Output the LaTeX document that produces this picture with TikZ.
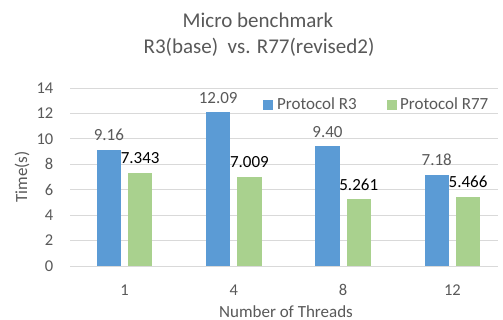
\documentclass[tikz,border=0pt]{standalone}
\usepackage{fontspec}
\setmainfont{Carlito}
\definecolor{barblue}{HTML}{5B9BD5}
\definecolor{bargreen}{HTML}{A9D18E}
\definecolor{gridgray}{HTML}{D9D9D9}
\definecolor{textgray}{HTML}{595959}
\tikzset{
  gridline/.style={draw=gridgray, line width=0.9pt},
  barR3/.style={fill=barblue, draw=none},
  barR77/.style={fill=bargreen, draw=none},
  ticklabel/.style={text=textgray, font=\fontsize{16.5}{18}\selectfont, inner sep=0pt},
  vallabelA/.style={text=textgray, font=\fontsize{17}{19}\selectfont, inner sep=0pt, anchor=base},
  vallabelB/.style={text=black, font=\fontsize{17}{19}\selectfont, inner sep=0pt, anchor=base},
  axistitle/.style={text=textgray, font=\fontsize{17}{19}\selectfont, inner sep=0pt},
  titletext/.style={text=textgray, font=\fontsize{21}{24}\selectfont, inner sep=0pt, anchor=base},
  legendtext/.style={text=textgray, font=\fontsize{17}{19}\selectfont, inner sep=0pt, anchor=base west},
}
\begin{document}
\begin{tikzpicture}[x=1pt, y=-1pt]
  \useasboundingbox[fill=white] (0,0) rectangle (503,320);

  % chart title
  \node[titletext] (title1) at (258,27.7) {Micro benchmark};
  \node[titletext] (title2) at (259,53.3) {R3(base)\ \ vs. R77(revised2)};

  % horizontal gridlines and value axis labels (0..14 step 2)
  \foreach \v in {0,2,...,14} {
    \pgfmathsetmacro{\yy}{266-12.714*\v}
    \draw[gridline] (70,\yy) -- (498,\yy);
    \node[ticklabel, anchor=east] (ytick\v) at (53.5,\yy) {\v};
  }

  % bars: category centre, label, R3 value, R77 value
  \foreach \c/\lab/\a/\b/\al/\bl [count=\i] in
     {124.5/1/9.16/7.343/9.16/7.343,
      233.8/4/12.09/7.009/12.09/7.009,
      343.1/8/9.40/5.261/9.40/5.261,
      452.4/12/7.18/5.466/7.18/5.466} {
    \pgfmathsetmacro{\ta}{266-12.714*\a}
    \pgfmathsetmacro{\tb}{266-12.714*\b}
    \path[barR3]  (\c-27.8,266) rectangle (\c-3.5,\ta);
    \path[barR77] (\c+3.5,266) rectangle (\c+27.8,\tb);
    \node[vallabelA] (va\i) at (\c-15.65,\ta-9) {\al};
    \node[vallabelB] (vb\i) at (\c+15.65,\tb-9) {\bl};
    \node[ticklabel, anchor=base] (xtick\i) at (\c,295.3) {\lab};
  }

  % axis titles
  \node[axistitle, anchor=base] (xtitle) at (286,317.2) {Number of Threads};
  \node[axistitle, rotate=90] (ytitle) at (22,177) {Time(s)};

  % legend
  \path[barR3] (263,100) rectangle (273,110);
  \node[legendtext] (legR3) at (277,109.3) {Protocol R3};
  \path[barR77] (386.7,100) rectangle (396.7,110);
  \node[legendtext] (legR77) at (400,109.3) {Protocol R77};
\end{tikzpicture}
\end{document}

..........

Please repeat exactly the data above from its first line to the line that contains "(title2) at (259,53.3)", inclusive, and leave every picture out.

Output the LaTeX document that produces this picture with TikZ.
\documentclass[tikz,border=0pt]{standalone}
\usepackage{fontspec}
\setmainfont{Carlito}
\definecolor{barblue}{HTML}{5B9BD5}
\definecolor{bargreen}{HTML}{A9D18E}
\definecolor{gridgray}{HTML}{D9D9D9}
\definecolor{textgray}{HTML}{595959}
\tikzset{
  gridline/.style={draw=gridgray, line width=0.9pt},
  barR3/.style={fill=barblue, draw=none},
  barR77/.style={fill=bargreen, draw=none},
  ticklabel/.style={text=textgray, font=\fontsize{16.5}{18}\selectfont, inner sep=0pt},
  vallabelA/.style={text=textgray, font=\fontsize{17}{19}\selectfont, inner sep=0pt, anchor=base},
  vallabelB/.style={text=black, font=\fontsize{17}{19}\selectfont, inner sep=0pt, anchor=base},
  axistitle/.style={text=textgray, font=\fontsize{17}{19}\selectfont, inner sep=0pt},
  titletext/.style={text=textgray, font=\fontsize{21}{24}\selectfont, inner sep=0pt, anchor=base},
  legendtext/.style={text=textgray, font=\fontsize{17}{19}\selectfont, inner sep=0pt, anchor=base west},
}
\begin{document}
\begin{tikzpicture}[x=1pt, y=-1pt]
  \useasboundingbox[fill=white] (0,0) rectangle (503,320);

  % chart title
  \node[titletext] (title1) at (258,27.7) {Micro benchmark};
  \node[titletext] (title2) at (259,53.3) {R3(base)\ \ vs. R77(revised2)};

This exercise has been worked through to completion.